Data is the New Code: The Rise of the “Data Supply Chain”

If you walked into a Security Operations Center (SOC) five years ago and asked about the “supply chain,” everyone would immediately talk about SolarWinds or Log4j. We spent half a decade building rigorous pipelines to scan every line of code, every library, and every dependency. We now have SBOMs (Software Bill of Materials) for everything.

But here is the uncomfortable truth I’m seeing in 2025: We are securing the wrapper and ignoring the candy.

A modern AI system is maybe 20% Python code and 80% Training Data.

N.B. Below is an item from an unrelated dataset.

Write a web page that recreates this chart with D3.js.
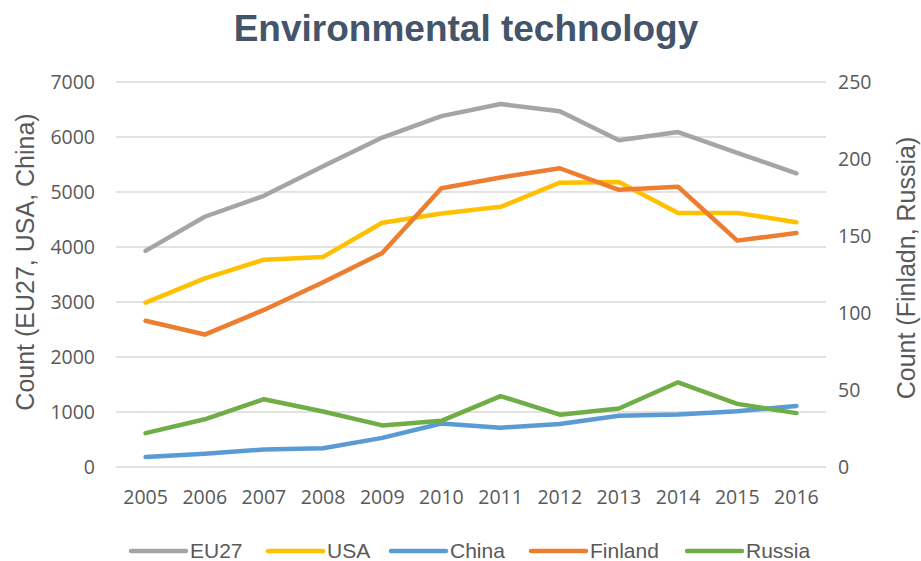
<!DOCTYPE html>
<html>
<head>
<meta charset="utf-8">
<script src="https://cdn.jsdelivr.net/npm/d3@7"></script>
<style>
  body { margin: 0; background: #fff; }
  svg { display: block; }
</style>
</head>
<body>
<script>
const years = ["2005", "2006", "2007", "2008", "2009", "2010", "2011", "2012", "2013", "2014", "2015", "2016"];
const eu27 = [3930, 4550, 4930, 5470, 5990, 6380, 6600, 6470, 5940, 6090, 5710, 5340];
const usa = [2990, 3430, 3770, 3820, 4440, 4610, 4730, 5170, 5180, 4620, 4620, 4450];
const china = [180, 240, 320, 340, 530, 790, 715, 780, 930, 955, 1015, 1110];
const finland = [95, 86, 102, 120, 139, 181, 188, 194, 180, 182, 147, 152];
const russia = [22, 31, 44, 36, 27, 30, 46, 34, 38, 55, 41, 35];
const leftTicks = [0, 1000, 2000, 3000, 4000, 5000, 6000, 7000];
const rightTicks = [0, 50, 100, 150, 200, 250];

const series = [
  { name: "EU27", values: eu27, axis: "left", color: "#A5A5A5" },
  { name: "USA", values: usa, axis: "left", color: "#FFC000" },
  { name: "China", values: china, axis: "left", color: "#5B9BD5" },
  { name: "Finland", values: finland, axis: "right", color: "#ED7D31" },
  { name: "Russia", values: russia, axis: "right", color: "#70AD47" }
];
// draw order: back to front
const drawOrder = ["EU27", "USA", "Finland", "China", "Russia"];

const width = 921, height = 561;
const margin = { top: 82, right: 95, bottom: 94, left: 116 };

const svg = d3.select("body").append("svg")
  .attr("width", width)
  .attr("height", height);

const x = d3.scaleBand().domain(years).range([margin.left, width - margin.right]);
const yL = d3.scaleLinear().domain([0, 7000]).range([height - margin.bottom, margin.top]);
const yR = d3.scaleLinear().domain([0, 250]).range([height - margin.bottom, margin.top]);

const font = "'Liberation Sans', Arial, sans-serif";
const tickFont = "'Open Sans', 'Liberation Sans', sans-serif";

// title
svg.append("text")
  .attr("x", 466)
  .attr("y", 41)
  .attr("text-anchor", "middle")
  .style("font-family", font)
  .style("font-weight", "bold")
  .style("font-size", "37px")
  .style("fill", "#44546A")
  .text("Environmental technology");

// gridlines
svg.append("g")
  .selectAll("line")
  .data(leftTicks)
  .join("line")
  .attr("x1", margin.left)
  .attr("x2", width - margin.right)
  .attr("y1", d => yL(d))
  .attr("y2", d => yL(d))
  .attr("stroke", "#D9D9D9")
  .attr("stroke-width", 1.5);

// left axis
const gl = svg.append("g")
  .attr("transform", `translate(${margin.left - 21},0)`)
  .call(d3.axisLeft(yL).tickValues(leftTicks).tickFormat(d3.format("d")).tickSize(0).tickPadding(0));
gl.select(".domain").remove();

// right axis
const gr = svg.append("g")
  .attr("transform", `translate(${width - margin.right + 12},0)`)
  .call(d3.axisRight(yR).tickValues(rightTicks).tickSize(0).tickPadding(0));
gr.select(".domain").remove();

// bottom axis
const gb = svg.append("g")
  .attr("transform", `translate(0,${height - margin.bottom + 21})`)
  .call(d3.axisBottom(x).tickSize(0).tickPadding(0));
gb.select(".domain").remove();

svg.selectAll(".tick text")
  .style("font-family", tickFont)
  .style("font-size", "19.5px")
  .style("fill", "#595959");
gl.selectAll(".tick text").attr("dy", "0.35em");
gr.selectAll(".tick text").attr("dy", "0.35em");
gb.selectAll(".tick text").attr("dy", "0.8em");

// axis titles
svg.append("text")
  .attr("transform", `translate(34,262) rotate(-90)`)
  .attr("text-anchor", "middle")
  .style("font-family", font)
  .style("font-size", "25px")
  .style("fill", "#595959")
  .text("Count (EU27, USA, China)");

svg.append("text")
  .attr("transform", `translate(915,268) rotate(-90)`)
  .attr("text-anchor", "middle")
  .style("font-family", font)
  .style("font-size", "25px")
  .style("fill", "#595959")
  .text("Count (Finladn, Russia)");

// lines
const lineL = d3.line().x((d, i) => x(years[i]) + x.bandwidth() / 2).y(d => yL(d));
const lineR = d3.line().x((d, i) => x(years[i]) + x.bandwidth() / 2).y(d => yR(d));

svg.append("g")
  .selectAll("path")
  .data(drawOrder.map(n => series.find(s => s.name === n)))
  .join("path")
  .attr("d", d => d.axis === "left" ? lineL(d.values) : lineR(d.values))
  .attr("fill", "none")
  .attr("stroke", d => d.color)
  .attr("stroke-width", 4.5)
  .attr("stroke-linejoin", "round")
  .attr("stroke-linecap", "round");

// legend
const legendX = [131, 268, 391, 531, 687];
const lg = svg.append("g")
  .selectAll("g")
  .data(series)
  .join("g")
  .attr("transform", (d, i) => `translate(${legendX[i]},551)`);
lg.append("line")
  .attr("x1", 0)
  .attr("x2", 55)
  .attr("stroke", d => d.color)
  .attr("stroke-width", 4.5)
  .attr("stroke-linecap", "round");
lg.append("text")
  .attr("x", 59)
  .attr("dy", "0.35em")
  .style("font-family", "'Liberation Sans Narrow', 'Liberation Sans', sans-serif")
  .style("font-size", "21px")
  .style("fill", "#595959")
  .text(d => d.name);
</script>
</body>
</html>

We are applying world-class DevSecOps to the 20% (the code) while leaving the 80% (the data) completely unmonitored. We scrape it, we buy it, we ingest it, and we trust it.

Garbage In, Liability Out

In the old days of data science, we had a saying: “Garbage In, Garbage Out.” It meant if your data was bad, your model was inaccurate.

In the age of GenAI, that saying has changed. It is now: “Poison In, Breach Out.”

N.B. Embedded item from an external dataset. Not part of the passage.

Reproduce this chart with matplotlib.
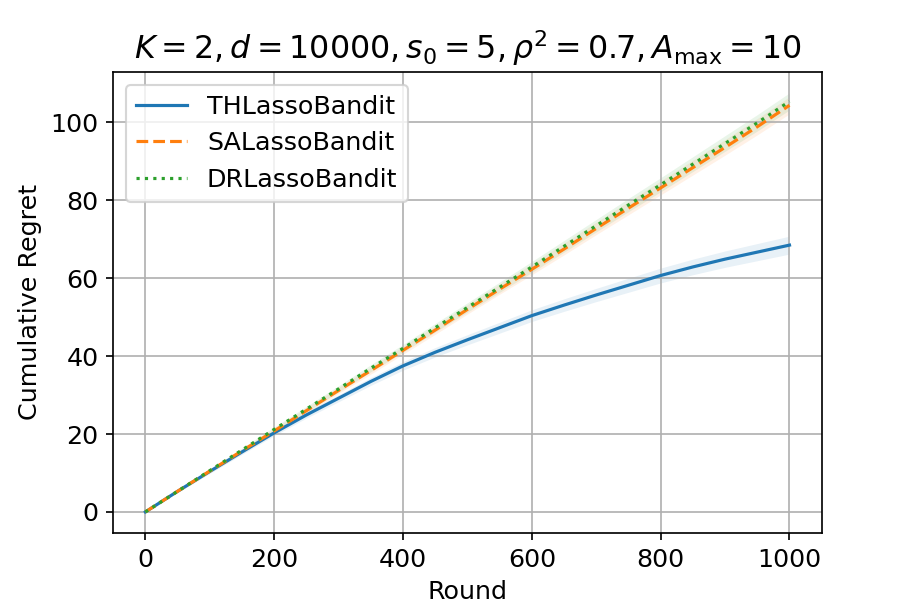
import numpy as np
import matplotlib
matplotlib.use("Agg")
import matplotlib.pyplot as plt

rounds = [0, 50, 100, 150, 200, 250, 300, 350, 400, 450, 500,
          550, 600, 650, 700, 750, 800, 850, 900, 950, 1000]
th_mean = [0, 5.3, 10.4, 15.4, 20.3, 24.9, 29.2, 33.5, 37.5, 41.0, 44.2,
           47.3, 50.4, 53.1, 55.7, 58.2, 60.7, 62.9, 64.9, 66.7, 68.5]
th_std = [0, 0.3, 0.5, 0.6, 0.7, 0.8, 0.9, 1.0, 1.1, 1.2, 1.3,
          1.4, 1.5, 1.6, 1.7, 1.8, 1.9, 2.0, 2.1, 2.2, 2.3]
sa_mean = [0, 5.3, 10.5, 15.7, 20.8, 26.0, 31.2, 36.3, 41.5, 46.7, 52.0,
           57.2, 62.3, 67.5, 72.8, 78.0, 83.2, 88.4, 93.6, 98.9, 104.4]
sa_std = [0, 0.3, 0.4, 0.5, 0.6, 0.7, 0.8, 0.9, 1.0, 1.1, 1.2,
          1.3, 1.4, 1.5, 1.6, 1.7, 1.8, 1.9, 2.0, 2.1, 2.2]
dr_mean = [0, 5.3, 10.6, 15.9, 21.2, 26.4, 31.6, 36.9, 42.0, 47.3, 52.5,
           57.7, 62.9, 68.2, 73.5, 78.8, 84.0, 89.3, 94.6, 99.9, 105.4]
dr_std = [0, 0.3, 0.4, 0.5, 0.6, 0.7, 0.8, 0.9, 1.0, 1.1, 1.2,
          1.3, 1.4, 1.5, 1.6, 1.7, 1.8, 1.9, 2.0, 2.1, 2.2]

labels = ["THLassoBandit", "SALassoBandit", "DRLassoBandit"]
styles = ["-", "--", ":"]
colors = ["#1f77b4", "#ff7f0e", "#2ca02c"]

fig = plt.figure(figsize=(913 / 152, 609 / 152), dpi=152)
ax = fig.add_axes([0.124, 0.125, 0.776, 0.757])

x = np.array(rounds)
for m, s, lab, ls, c in zip([th_mean, sa_mean, dr_mean], [th_std, sa_std, dr_std],
                            labels, styles, colors):
    m = np.array(m); s = np.array(s)
    ax.plot(x, m, ls, color=c, label=lab, linewidth=1.5)
    ax.fill_between(x, m - s, m + s, color=c, alpha=0.1, linewidth=0)

ax.grid(True)
ax.set_xlabel("Round", fontsize=12)
ax.set_ylabel("Cumulative Regret", fontsize=12)
ax.tick_params(labelsize=12)
ax.set_title(r"$K=2, d=10000, s_0=5, \rho^2=0.7, A_{\max}=10$", fontsize=15)
ax.legend(loc="upper left", fontsize=12)
fig.savefig("out.png", dpi=152)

If an attacker poisons a subset of your training data—inserting a “trigger phrase” that causes the model to bypass safety rails—no amount of SAST/DAST scanning on the Python code will catch it. The vulnerability isn’t in the syntax; it’s in the weights of the model itself.

And it’s not just security; it’s legal risk. If your model was trained on data you don’t have the rights to use, you haven’t built a proprietary asset. You’ve built a copyright lawsuit waiting to happen.

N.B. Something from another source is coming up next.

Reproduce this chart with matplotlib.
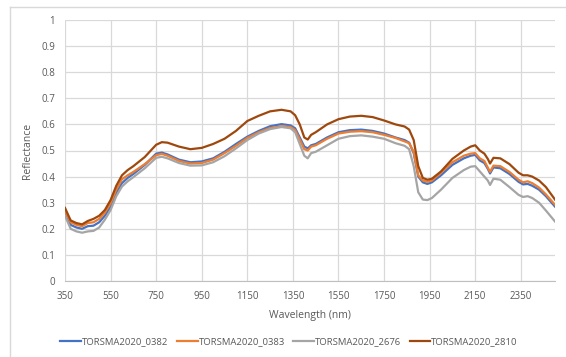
import numpy as np
from matplotlib import pyplot as plt
from matplotlib.lines import Line2D

# Wavelength grid (nm)
wavelength = [350, 375, 400, 425, 450, 475, 500, 525, 550, 575, 600, 625, 650, 700, 750, 775,
              800, 850, 900, 950, 1000, 1050, 1100, 1150, 1200, 1250, 1300, 1340, 1360, 1380,
              1400, 1415, 1430, 1450, 1500, 1550, 1600, 1650, 1700, 1750, 1800, 1840, 1860,
              1880, 1900, 1920, 1940, 1960, 2000, 2050, 2100, 2130, 2150, 2170, 2190, 2205,
              2215, 2230, 2260, 2300, 2340, 2360, 2380, 2400, 2430, 2460, 2500]

# Reflectance spectra
refl_0382 = [0.262, 0.215, 0.205, 0.200, 0.210, 0.212, 0.225, 0.250, 0.285, 0.338, 0.375, 0.395,
             0.410, 0.445, 0.488, 0.492, 0.485, 0.465, 0.455, 0.458, 0.470, 0.495, 0.525, 0.553,
             0.575, 0.593, 0.601, 0.596, 0.585, 0.550, 0.515, 0.508, 0.520, 0.525, 0.550, 0.570,
             0.578, 0.580, 0.575, 0.565, 0.550, 0.540, 0.530, 0.490, 0.400, 0.378, 0.372, 0.378,
             0.405, 0.445, 0.470, 0.480, 0.483, 0.462, 0.452, 0.430, 0.412, 0.435, 0.432, 0.410,
             0.380, 0.370, 0.372, 0.365, 0.350, 0.325, 0.285]
refl_0383 = [0.268, 0.225, 0.215, 0.210, 0.222, 0.225, 0.238, 0.262, 0.298, 0.350, 0.390, 0.405,
             0.418, 0.448, 0.482, 0.487, 0.480, 0.460, 0.450, 0.452, 0.465, 0.490, 0.518, 0.548,
             0.570, 0.586, 0.593, 0.590, 0.578, 0.542, 0.505, 0.500, 0.515, 0.520, 0.545, 0.565,
             0.572, 0.574, 0.570, 0.560, 0.548, 0.535, 0.528, 0.495, 0.405, 0.385, 0.380, 0.385,
             0.415, 0.455, 0.480, 0.488, 0.490, 0.470, 0.460, 0.435, 0.418, 0.442, 0.440, 0.418,
             0.388, 0.378, 0.382, 0.375, 0.358, 0.332, 0.292]
refl_2676 = [0.250, 0.200, 0.190, 0.185, 0.190, 0.192, 0.205, 0.235, 0.272, 0.325, 0.362, 0.382,
             0.398, 0.432, 0.472, 0.476, 0.470, 0.452, 0.442, 0.443, 0.455, 0.478, 0.508, 0.540,
             0.565, 0.582, 0.590, 0.585, 0.570, 0.525, 0.480, 0.470, 0.490, 0.495, 0.520, 0.545,
             0.555, 0.558, 0.553, 0.545, 0.528, 0.518, 0.505, 0.440, 0.340, 0.312, 0.310, 0.318,
             0.350, 0.395, 0.425, 0.438, 0.440, 0.420, 0.400, 0.385, 0.368, 0.392, 0.388, 0.360,
             0.330, 0.322, 0.325, 0.318, 0.300, 0.270, 0.228]
refl_2810 = [0.280, 0.232, 0.222, 0.217, 0.230, 0.238, 0.250, 0.272, 0.310, 0.365, 0.405, 0.425,
             0.440, 0.475, 0.522, 0.532, 0.530, 0.515, 0.505, 0.510, 0.525, 0.545, 0.575, 0.613,
             0.633, 0.650, 0.656, 0.650, 0.635, 0.600, 0.550, 0.542, 0.560, 0.570, 0.600, 0.620,
             0.630, 0.633, 0.628, 0.615, 0.600, 0.592, 0.580, 0.540, 0.440, 0.395, 0.388, 0.392,
             0.420, 0.468, 0.500, 0.515, 0.520, 0.500, 0.488, 0.468, 0.450, 0.472, 0.470, 0.448,
             0.415, 0.405, 0.405, 0.400, 0.385, 0.360, 0.312]

labels = ['TORSMA2020_0382', 'TORSMA2020_0383', 'TORSMA2020_2676', 'TORSMA2020_2810']
colors = ['#4472C4', '#ED7D31', '#A5A5A5', '#9E480E']

plt.rcParams['font.family'] = ['Open Sans', 'DejaVu Sans']
text_col = '#595959'

fig = plt.figure(figsize=(5.66, 3.57), dpi=100)
ax = fig.add_axes([65 / 566, 76 / 357, 490 / 566, 261 / 357])

for y, lab, c in zip([refl_0382, refl_0383, refl_2676, refl_2810], labels, colors):
    ax.plot(wavelength, y, color=c, linewidth=1.6, label=lab)

ax.set_xlim(350, 2500)
ax.set_ylim(0, 1)
ax.set_xticks(np.arange(350, 2500, 200))
ax.set_yticks(np.arange(0, 1.01, 0.1))
ax.set_yticklabels(['0', '0.1', '0.2', '0.3', '0.4', '0.5', '0.6', '0.7', '0.8', '0.9', '1'])
ax.grid(True, color='#D9D9D9', linewidth=0.9)
ax.set_axisbelow(True)
for s in ['top', 'right', 'left']:
    ax.spines[s].set_visible(False)
ax.spines['bottom'].set_color('#BFBFBF')
ax.tick_params(length=0, labelsize=7, colors=text_col, pad=7)
ax.set_xlabel('Wavelength (nm)', fontsize=7.5, color=text_col, labelpad=6)
ax.set_ylabel('Reflectance', fontsize=7.5, color=text_col, labelpad=6)

ax.legend(loc='center', bbox_to_anchor=(289 / 566, 15 / 357), bbox_transform=fig.transFigure,
          ncol=4, frameon=False, fontsize=6.8, labelcolor=text_col, handlelength=2.2,
          handletextpad=0.1, columnspacing=0.9)

# chart area border (partly cropped in the original)
fig.add_artist(Line2D([10 / 566, 1], [350 / 357, 350 / 357], color='#D9D9D9', linewidth=1))
fig.add_artist(Line2D([10 / 566, 10 / 566], [0, 350 / 357], color='#D9D9D9', linewidth=1))

plt.savefig('out.png', dpi=100)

The Missing Control: Data Provenance

As Architects, we need to stop treating datasets like static files and start treating them like software dependencies.

We need a Data BOM (Bill of Materials).

Before any dataset enters your training or fine-tuning pipeline, you need to answer three questions:

  1. Provenance: Where specifically did this come from? (Not just “the internet,” but which domain, which scrape date?)
  2. Integrity: Has it been modified since ingestion? (Hash verification for data shards).
  3. License: Do we actually have the right to use this for commercial inference?

The Architect’s Takeaway

It is time to extend the “Shift Left” mentality to data engineering.

If you cannot trace a specific output token back to the specific document that influenced it, you don’t have a secure system. You have a stochastic parrot with a mystery supply chain.

Stop scanning the container and start scanning the contents.